BEGIN Source excerpt

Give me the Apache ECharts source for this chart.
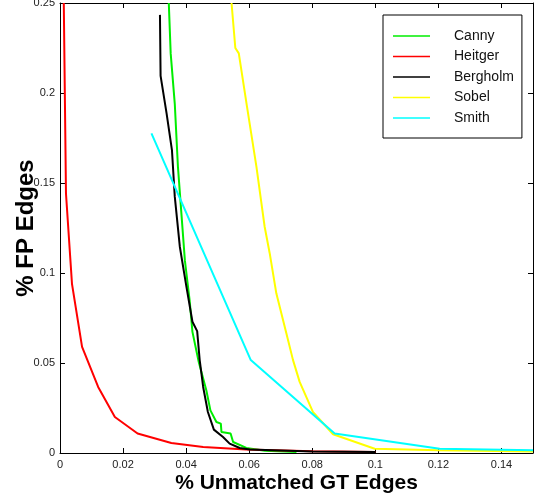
<!DOCTYPE html>
<html>
<head>
<meta charset="utf-8">
<script src="https://cdn.jsdelivr.net/npm/echarts@6/dist/echarts.min.js"></script>
<style>
  html, body { margin: 0; padding: 0; background: #fff; }
  #chart { width: 540px; height: 503px; }
</style>
</head>
<body>
<div id="chart"></div>
<script>
// Operating curves: fraction of unmatched ground-truth edges (x) vs false-positive edges (y)
const seriesNames = ['Canny', 'Heitger', 'Bergholm', 'Sobel', 'Smith'];
const seriesColors = ['#00ee00', '#ff0000', '#000000', '#ffff00', '#00ffff'];

const canny = [
  [0.0345, 0.25], [0.0351, 0.222], [0.0364, 0.194], [0.0374, 0.159], [0.0385, 0.133],
  [0.0396, 0.107], [0.0411, 0.085], [0.0420, 0.0673], [0.0440, 0.0506], [0.0464, 0.0349],
  [0.0477, 0.0237], [0.0496, 0.0172], [0.0510, 0.0163], [0.0512, 0.0117], [0.0541, 0.0108],
  [0.0549, 0.0061], [0.0591, 0.0028], [0.0650, 0.0012], [0.0750, 0.0005]
];
const heitger = [
  [0.0012, 0.25], [0.0019, 0.144], [0.0038, 0.094], [0.0070, 0.059], [0.0121, 0.0367],
  [0.0174, 0.020], [0.0246, 0.0108], [0.0353, 0.0056], [0.0454, 0.0033], [0.0590, 0.0019],
  [0.0800, 0.0010], [0.1000, 0.0005]
];
const bergholm = [
  [0.0317, 0.2434], [0.0319, 0.2095], [0.0338, 0.1887], [0.0355, 0.1683], [0.0364, 0.1424],
  [0.0380, 0.1146], [0.0401, 0.0923], [0.0420, 0.0729], [0.0435, 0.0677], [0.0443, 0.0516],
  [0.0454, 0.0367], [0.0469, 0.0228], [0.0488, 0.0130], [0.0517, 0.0089], [0.0538, 0.0052],
  [0.0570, 0.0028], [0.0602, 0.0019], [0.0800, 0.0008], [0.1000, 0.0005]
];
const sobel = [
  [0.0544, 0.25], [0.0556, 0.225], [0.0567, 0.222], [0.0593, 0.1924], [0.0623, 0.159],
  [0.0649, 0.1257], [0.0665, 0.111], [0.0686, 0.0887], [0.0718, 0.0664], [0.0739, 0.0516],
  [0.0760, 0.0395], [0.0802, 0.0228], [0.0866, 0.0104], [0.0998, 0.0024], [0.1200, 0.0015],
  [0.1500, 0.0008]
];
const smith = [
  [0.0290, 0.1776], [0.0605, 0.0516], [0.0871, 0.0108], [0.1204, 0.0024], [0.1500, 0.0015]
];
const seriesData = [canny, heitger, bergholm, sobel, smith];

const xTicks = { min: 0, max: 0.15, interval: 0.02 };
const yTicks = { min: 0, max: 0.25, interval: 0.05 };

const fmt = v => (Math.round(v * 1000) / 1000).toString();

const chart = echarts.init(document.getElementById('chart'), null, { renderer: 'canvas' });

const frameAxis = (extra) => Object.assign({
  type: 'value',
  axisLine: { show: true, onZero: false, lineStyle: { color: '#000', width: 1 } },
  axisTick: { show: true, inside: true, length: 5, lineStyle: { color: '#000', width: 1 } },
  splitLine: { show: false },
  nameMoveOverlap: false
}, extra);

chart.setOption({
  animation: false,
  backgroundColor: '#fff',
  grid: { left: 60, right: 7, top: 3, bottom: 50, outerBoundsMode: 'none', containLabel: false },
  xAxis: [
    frameAxis({
      position: 'bottom', min: xTicks.min, max: xTicks.max, interval: xTicks.interval,
      name: '% Unmatched GT Edges', nameLocation: 'middle', nameGap: 20,
      nameTextStyle: { fontFamily: 'Liberation Sans', fontWeight: 'bold', fontSize: 21, color: '#000', verticalAlign: 'top' },
      axisLabel: { show: true, margin: 6, fontFamily: 'Liberation Sans', fontSize: 11, color: '#222', formatter: fmt, showMaxLabel: false }
    }),
    frameAxis({
      position: 'top', min: xTicks.min, max: xTicks.max, interval: xTicks.interval,
      axisLabel: { show: false }
    })
  ],
  yAxis: [
    frameAxis({
      position: 'left', min: yTicks.min, max: yTicks.max, interval: yTicks.interval,
      name: '% FP Edges', nameLocation: 'middle', nameGap: 22,
      nameTextStyle: { fontFamily: 'Liberation Sans', fontWeight: 'bold', fontSize: 24, color: '#000' },
      axisLabel: { show: true, margin: 5, fontFamily: 'Liberation Sans', fontSize: 11, color: '#222', formatter: fmt }
    }),
    frameAxis({
      position: 'right', min: yTicks.min, max: yTicks.max, interval: yTicks.interval,
      axisLabel: { show: false }
    })
  ],
  legend: {
    orient: 'vertical',
    left: 383, top: 15,
    padding: [13, 8, 12, 10],
    itemGap: 4.5,
    itemWidth: 37, itemHeight: 1.5,
    icon: 'rect',
    backgroundColor: '#fff',
    borderColor: '#000', borderWidth: 1, borderRadius: 0,
    textStyle: { fontFamily: 'Liberation Sans', fontSize: 14, color: '#111', lineHeight: 16, padding: [0, 0, 0, 19] },
    data: seriesNames
  },
  series: seriesNames.map((name, i) => ({
    name,
    type: 'line',
    xAxisIndex: 0, yAxisIndex: 0,
    data: seriesData[i],
    showSymbol: false, symbol: 'none',
    clip: true,
    color: seriesColors[i],
    lineStyle: { color: seriesColors[i], width: 2 },
    itemStyle: { color: seriesColors[i] },
    z: 2 + i
  }))
});
</script>
</body>
</html>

END Source excerpt

Set down the material above as is, without any pictures.

Exercise answer:
Give me the Apache ECharts source for this chart.
<!DOCTYPE html>
<html>
<head>
<meta charset="utf-8">
<script src="https://cdn.jsdelivr.net/npm/echarts@6/dist/echarts.min.js"></script>
<style>
  html, body { margin: 0; padding: 0; background: #fff; }
  #chart { width: 540px; height: 503px; }
</style>
</head>
<body>
<div id="chart"></div>
<script>
// Operating curves: fraction of unmatched ground-truth edges (x) vs false-positive edges (y)
const seriesNames = ['Canny', 'Heitger', 'Bergholm', 'Sobel', 'Smith'];
const seriesColors = ['#00ee00', '#ff0000', '#000000', '#ffff00', '#00ffff'];

const canny = [
  [0.0345, 0.25], [0.0351, 0.222], [0.0364, 0.194], [0.0374, 0.159], [0.0385, 0.133],
  [0.0396, 0.107], [0.0411, 0.085], [0.0420, 0.0673], [0.0440, 0.0506], [0.0464, 0.0349],
  [0.0477, 0.0237], [0.0496, 0.0172], [0.0510, 0.0163], [0.0512, 0.0117], [0.0541, 0.0108],
  [0.0549, 0.0061], [0.0591, 0.0028], [0.0650, 0.0012], [0.0750, 0.0005]
];
const heitger = [
  [0.0012, 0.25], [0.0019, 0.144], [0.0038, 0.094], [0.0070, 0.059], [0.0121, 0.0367],
  [0.0174, 0.020], [0.0246, 0.0108], [0.0353, 0.0056], [0.0454, 0.0033], [0.0590, 0.0019],
  [0.0800, 0.0010], [0.1000, 0.0005]
];
const bergholm = [
  [0.0317, 0.2434], [0.0319, 0.2095], [0.0338, 0.1887], [0.0355, 0.1683], [0.0364, 0.1424],
  [0.0380, 0.1146], [0.0401, 0.0923], [0.0420, 0.0729], [0.0435, 0.0677], [0.0443, 0.0516],
  [0.0454, 0.0367], [0.0469, 0.0228], [0.0488, 0.0130], [0.0517, 0.0089], [0.0538, 0.0052],
  [0.0570, 0.0028], [0.0602, 0.0019], [0.0800, 0.0008], [0.1000, 0.0005]
];
const sobel = [
  [0.0544, 0.25], [0.0556, 0.225], [0.0567, 0.222], [0.0593, 0.1924], [0.0623, 0.159],
  [0.0649, 0.1257], [0.0665, 0.111], [0.0686, 0.0887], [0.0718, 0.0664], [0.0739, 0.0516],
  [0.0760, 0.0395], [0.0802, 0.0228], [0.0866, 0.0104], [0.0998, 0.0024], [0.1200, 0.0015],
  [0.1500, 0.0008]
];
const smith = [
  [0.0290, 0.1776], [0.0605, 0.0516], [0.0871, 0.0108], [0.1204, 0.0024], [0.1500, 0.0015]
];
const seriesData = [canny, heitger, bergholm, sobel, smith];

const xTicks = { min: 0, max: 0.15, interval: 0.02 };
const yTicks = { min: 0, max: 0.25, interval: 0.05 };

const fmt = v => (Math.round(v * 1000) / 1000).toString();

const chart = echarts.init(document.getElementById('chart'), null, { renderer: 'canvas' });

const frameAxis = (extra) => Object.assign({
  type: 'value',
  axisLine: { show: true, onZero: false, lineStyle: { color: '#000', width: 1 } },
  axisTick: { show: true, inside: true, length: 5, lineStyle: { color: '#000', width: 1 } },
  splitLine: { show: false },
  nameMoveOverlap: false
}, extra);

chart.setOption({
  animation: false,
  backgroundColor: '#fff',
  grid: { left: 60, right: 7, top: 3, bottom: 50, outerBoundsMode: 'none', containLabel: false },
  xAxis: [
    frameAxis({
      position: 'bottom', min: xTicks.min, max: xTicks.max, interval: xTicks.interval,
      name: '% Unmatched GT Edges', nameLocation: 'middle', nameGap: 20,
      nameTextStyle: { fontFamily: 'Liberation Sans', fontWeight: 'bold', fontSize: 21, color: '#000', verticalAlign: 'top' },
      axisLabel: { show: true, margin: 6, fontFamily: 'Liberation Sans', fontSize: 11, color: '#222', formatter: fmt, showMaxLabel: false }
    }),
    frameAxis({
      position: 'top', min: xTicks.min, max: xTicks.max, interval: xTicks.interval,
      axisLabel: { show: false }
    })
  ],
  yAxis: [
    frameAxis({
      position: 'left', min: yTicks.min, max: yTicks.max, interval: yTicks.interval,
      name: '% FP Edges', nameLocation: 'middle', nameGap: 22,
      nameTextStyle: { fontFamily: 'Liberation Sans', fontWeight: 'bold', fontSize: 24, color: '#000' },
      axisLabel: { show: true, margin: 5, fontFamily: 'Liberation Sans', fontSize: 11, color: '#222', formatter: fmt }
    }),
    frameAxis({
      position: 'right', min: yTicks.min, max: yTicks.max, interval: yTicks.interval,
      axisLabel: { show: false }
    })
  ],
  legend: {
    orient: 'vertical',
    left: 383, top: 15,
    padding: [13, 8, 12, 10],
    itemGap: 4.5,
    itemWidth: 37, itemHeight: 1.5,
    icon: 'rect',
    backgroundColor: '#fff',
    borderColor: '#000', borderWidth: 1, borderRadius: 0,
    textStyle: { fontFamily: 'Liberation Sans', fontSize: 14, color: '#111', lineHeight: 16, padding: [0, 0, 0, 19] },
    data: seriesNames
  },
  series: seriesNames.map((name, i) => ({
    name,
    type: 'line',
    xAxisIndex: 0, yAxisIndex: 0,
    data: seriesData[i],
    showSymbol: false, symbol: 'none',
    clip: true,
    color: seriesColors[i],
    lineStyle: { color: seriesColors[i], width: 2 },
    itemStyle: { color: seriesColors[i] },
    z: 2 + i
  }))
});
</script>
</body>
</html>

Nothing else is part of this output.